I didn't like the gearing on that bike, but otherwise WOW! It was the most attractive one in my eyes but that wasn't it. It was peppy, and sassy and I felt like I was flying. Remember, by this time I was on my 4th bike of the day, after my 6 mile run in the morning (oh yeah, I ran 6 miles with Bree and Anita, a really good run and the perfect length) and after my Saturday hilly bike ride which was longer than anything I'd ridden for quite a while. Despite my growing fatigue I loved that bike. But I also thought it was too much bike for me. I'm not really a good enough cyclist to handle that much bike, to hold it down and keep it straight. Maybe if I was more experienced, or planning on needing to go really fast, but not for what I want now.

The next bike was very close to what I wanted, but still not as nice as the very first, the Dolce. By the time I went up that hill for the final time I needed that granny gear. I had managed on all of bikes that I tested to try all the gears and on this one I was granny-ing a bit longer than any other time. I was glad to get back to the shop. Unfortunately they didn't have a Dolce in my size so I couldn't try it again to compare it again to what I had ridden.

It turned out that the first bike was the cheapest. The middle bike was the expensive, high end carbon bike. Over my self-imposed price limit. The last bike was similar in price to the Dolce.

Once again I had them price out the Dolce Comp with all the components and additions and accessories. They didn't carry exactly the same accessories as the first place, but it was still pedals, bottle cages, computer, different seat, different tape. It would cost about $50 more than the other shop, mostly because I want to switch from a white seat to a black one and the first shop can swap them out and this one will charge. The labor warranty isn't quite as good at the second shop either; the first store will do any labor needed for 90 days and the second will just give a discount.
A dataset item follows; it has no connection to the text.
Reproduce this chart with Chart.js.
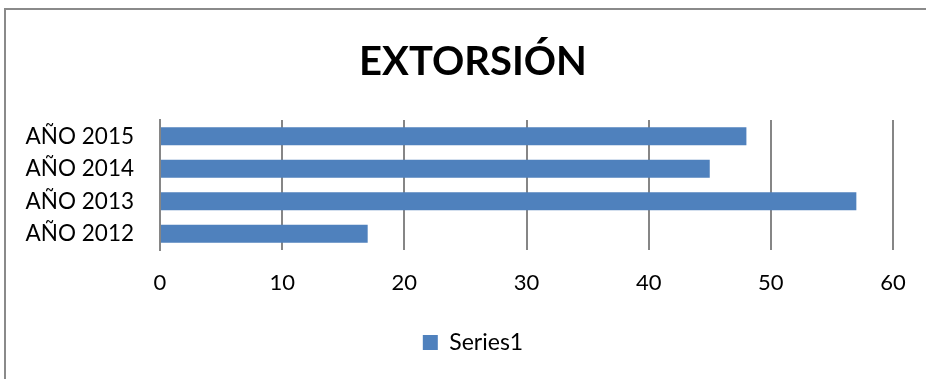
<!DOCTYPE html>
<html>
<head>
<meta charset="utf-8">
<script src="https://cdn.jsdelivr.net/npm/chart.js@4/dist/chart.umd.min.js"></script>
<style>
  html, body { margin: 0; padding: 0; background: #fff; overflow: hidden; }
  #wrap { position: relative; width: 926px; height: 379px; overflow: hidden; }
  #frame {
    position: absolute; left: 4px; top: 8px; width: 1000px; height: 1000px;
    border-top: 2px solid #8a8a8a; border-left: 2px solid #8a8a8a;
    pointer-events: none;
  }
  canvas { position: absolute; left: 0; top: 0; }
</style>
</head>
<body>
<div id="wrap">
  <canvas id="chart" width="946" height="379"></canvas>
  <div id="frame"></div>
</div>
<script>
// chart data
const years = ["AÑO 2012", "AÑO 2013", "AÑO 2014", "AÑO 2015"];
const series1 = [17, 57, 45, 48];
const xTicks = [0, 10, 20, 30, 40, 50, 60];

const gridGray = "#868686";
const barBlue = "#4F81BD";
const fontFamily = "Lato, 'Open Sans', sans-serif";

Chart.defaults.font.family = fontFamily;
Chart.defaults.color = "#000";

const ctx = document.getElementById("chart");

new Chart(ctx, {
    type: "bar",
    data: {
        labels: years,
        datasets: [{
            label: "Series1",
            data: series1,
            backgroundColor: barBlue,
            borderWidth: 0,
            barPercentage: 0.55,
            categoryPercentage: 1
        }]
    },
    options: {
        indexAxis: "y",
        responsive: false,
        animation: false,
        layout: {
            padding: { left: 0, right: 0, top: 0, bottom: 15 }
        },
        plugins: {
            title: {
                display: true,
                text: "EXTORSIÓN",
                font: { size: 40, weight: "bold" },
                color: "#000",
                padding: { top: 38, bottom: 34 }
            },
            legend: {
                display: true,
                position: "bottom",
                labels: {
                    boxWidth: 15,
                    boxHeight: 15,
                    padding: 26,
                    font: { size: 23 },
                    color: "#000"
                }
            },
            tooltip: { enabled: false }
        },
        scales: {
            x: {
                type: "linear",
                min: xTicks[0],
                max: xTicks[xTicks.length - 1],
                afterBuildTicks: (scale) => {
                    scale.ticks = xTicks.map(v => ({ value: v }));
                },
                afterFit: (scale) => { scale.height = 55; },
                grid: {
                    display: true,
                    color: gridGray,
                    lineWidth: 2,
                    drawTicks: false
                },
                border: { display: false },
                ticks: {
                    padding: 20,
                    font: { size: 22 },
                    color: "#000"
                }
            },
            y: {
                reverse: true,
                afterFit: (scale) => { scale.width = 160; },
                grid: { display: false, drawTicks: false },
                border: { display: true, color: gridGray, width: 2 },
                ticks: {
                    padding: 26,
                    font: { size: 22.5 },
                    color: "#000"
                }
            },
            // empty right-hand axis, only keeps the plot clear of the right edge
            yRight: {
                type: "category",
                labels: years,
                position: "right",
                afterFit: (scale) => { scale.width = 53; },
                grid: { display: false, drawTicks: false },
                border: { display: false },
                ticks: { display: false }
            }
        }
    }
});
</script>
</body>
</html>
The first will fix tires, but I know I'm not going to drive for a couple of hours just to fix a tire. I'm not even sure I would go there for the labor, it's so far out of my way. Another big difference is the first shop is on commission and it was the one salesman and all the others mostly ignored us. The second shop doesn't have commissions and all the other guys were helping out.

So I have a decision. Do I go to the first shop, get the bike they have in stock with the lower price and the good labor package, and just use all the gas and time to get to and from Berkeley? Do I go to my local bike shop, 5 miles from my house, wait for them to order the bike (about 2 weeks), pay a little bit for upfront and a little more for maintenance? Or do I continue shopping, see what else is out there?

Remember when I said I don't like shopping? This is why!